Financing does still present a challenge to some buyers, but Coyne said banks' tightening of restrictions makes sense.
"Without a doubt it's been challenging," he said, adding "I feel like some of that has been overly restrictive, but it will find its level too."

Another improvement, said Roger Terreberry, the owner of Dash Home Building, is that cash purchasers have more confidence and are comfortable spending their money. Despite some financing challenges, more lenders are offering financing on new homes than were at this time last year, he said. Dash has 11 homes under way, and Terreberry said the company's philosophy is that prices have to meet the market, because that is what buyers want.
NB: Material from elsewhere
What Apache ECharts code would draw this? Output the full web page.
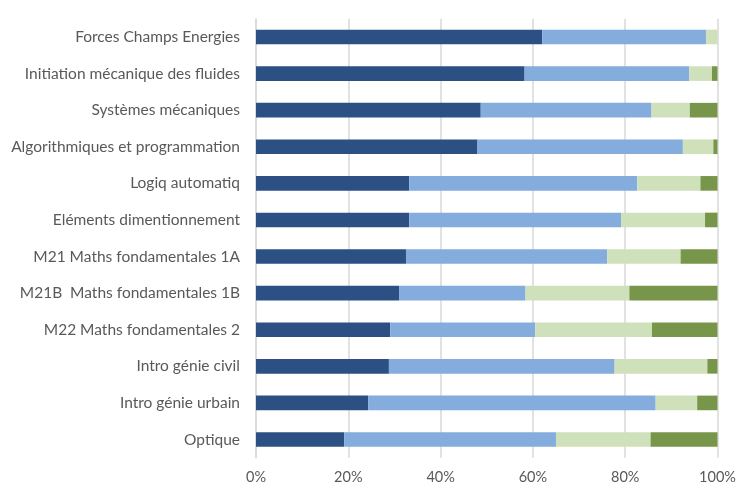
<!DOCTYPE html>
<html><head><meta charset="utf-8">
<script src="https://cdn.jsdelivr.net/npm/echarts@6/dist/echarts.min.js"></script>
<style>html,body{margin:0;padding:0;background:#fff}#c{width:745px;height:490px}</style>
</head><body><div id="c"></div>
<script>
const categories = ["Forces Champs Energies","Initiation mécanique des fluides","Systèmes mécaniques","Algorithmiques et programmation","Logiq automatiq","Eléments dimentionnement","M21 Maths fondamentales 1A","M21B  Maths fondamentales 1B","M22 Maths fondamentales 2","Intro génie civil","Intro génie urbain","Optique"];
const serie1 = [62.0,58.2,48.7,48.0,33.2,33.2,32.5,31.0,29.1,28.8,24.3,19.1];
const serie2 = [35.5,35.7,37.0,44.5,49.4,45.9,43.6,27.4,31.4,48.9,62.3,45.9];
const serie3 = [2.5,4.9,8.3,6.6,13.7,18.2,15.9,22.5,25.3,20.1,9.0,20.5];
const serie4 = [0,1.2,6.0,0.9,3.7,2.7,8.0,19.1,14.2,2.2,4.4,14.5];
const xTicks = {min:0, max:100, interval:20};
const colors = ['#2D5084','#84ADDD','#CFE1BA','#77964A'];
const chart = echarts.init(document.getElementById('c'));
const font = 'Lato, "Open Sans", sans-serif';
function s(name, data, i){
  return {name, type:'bar', stack:'total', data, barCategoryGap:'60%',
    itemStyle:{color:colors[i]}, emphasis:{disabled:true}};
}
chart.setOption({
  animation:false,
  grid:{left:256, right:27.5, top:18.7, bottom:32.2, containLabel:false},
  xAxis:{type:'value', min:xTicks.min, max:xTicks.max, interval:xTicks.interval,
    axisLabel:{formatter:'{value}%', color:'#595959', fontSize:14.5, fontFamily:font, margin:12},
    axisLine:{show:false}, axisTick:{show:false},
    splitLine:{lineStyle:{color:'#D9D9D9', width:1.5}}},
  yAxis:{type:'category', data:categories, inverse:true,
    axisLine:{show:true, lineStyle:{color:'#D9D9D9', width:1.5}}, axisTick:{show:false},
    axisLabel:{color:'#595959', fontSize:15.5, fontFamily:font, margin:16}},
  series:[s('A',serie1,0),s('B',serie2,1),s('C',serie3,2),s('D',serie4,3)]
});
</script></body></html>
He said he builds new custom homes that compete with or beat the prices of existing homes, even those in foreclosure.

"When the market turns you have to find product that will sell, that the market will bear," Terreberry said.
The company has been able to do that by keeping margins low and using a volume-based mentality, negotiating contracts with suppliers and subcontractors in advance in bulk, to be able to provide lower prices. "Lot prices have depressed and now somebody can buy those lots, have a warranty and can have exactly what they want," he said. That ability to customize a new home is a draw to many buyers, said Tom Maeser, a real estate analyst with the Coastal Carolinas Association of Realtors.

"Most people if they had the option of a new and a resale home and they were the same price, people would choose the new home," he said. Maeser said the builder building in the right price range is most likely going to do well, especially if that price is competitive with prices of an existing house in the same neighborhood. Typically new construction helps boost prices in a neighborhood or subdivision, and while in the short-term current construction may not do that, the activity should benefit the community, he said.

Terreberry said that in some communities homeowners' associations have started working with Realtors and builders to resolve potential issues and try to get lots sold and houses built. "The market is recovering. Building is growing here," he said. "Everybody's starting to think towards the future and doing what everybody has to do to get these products going."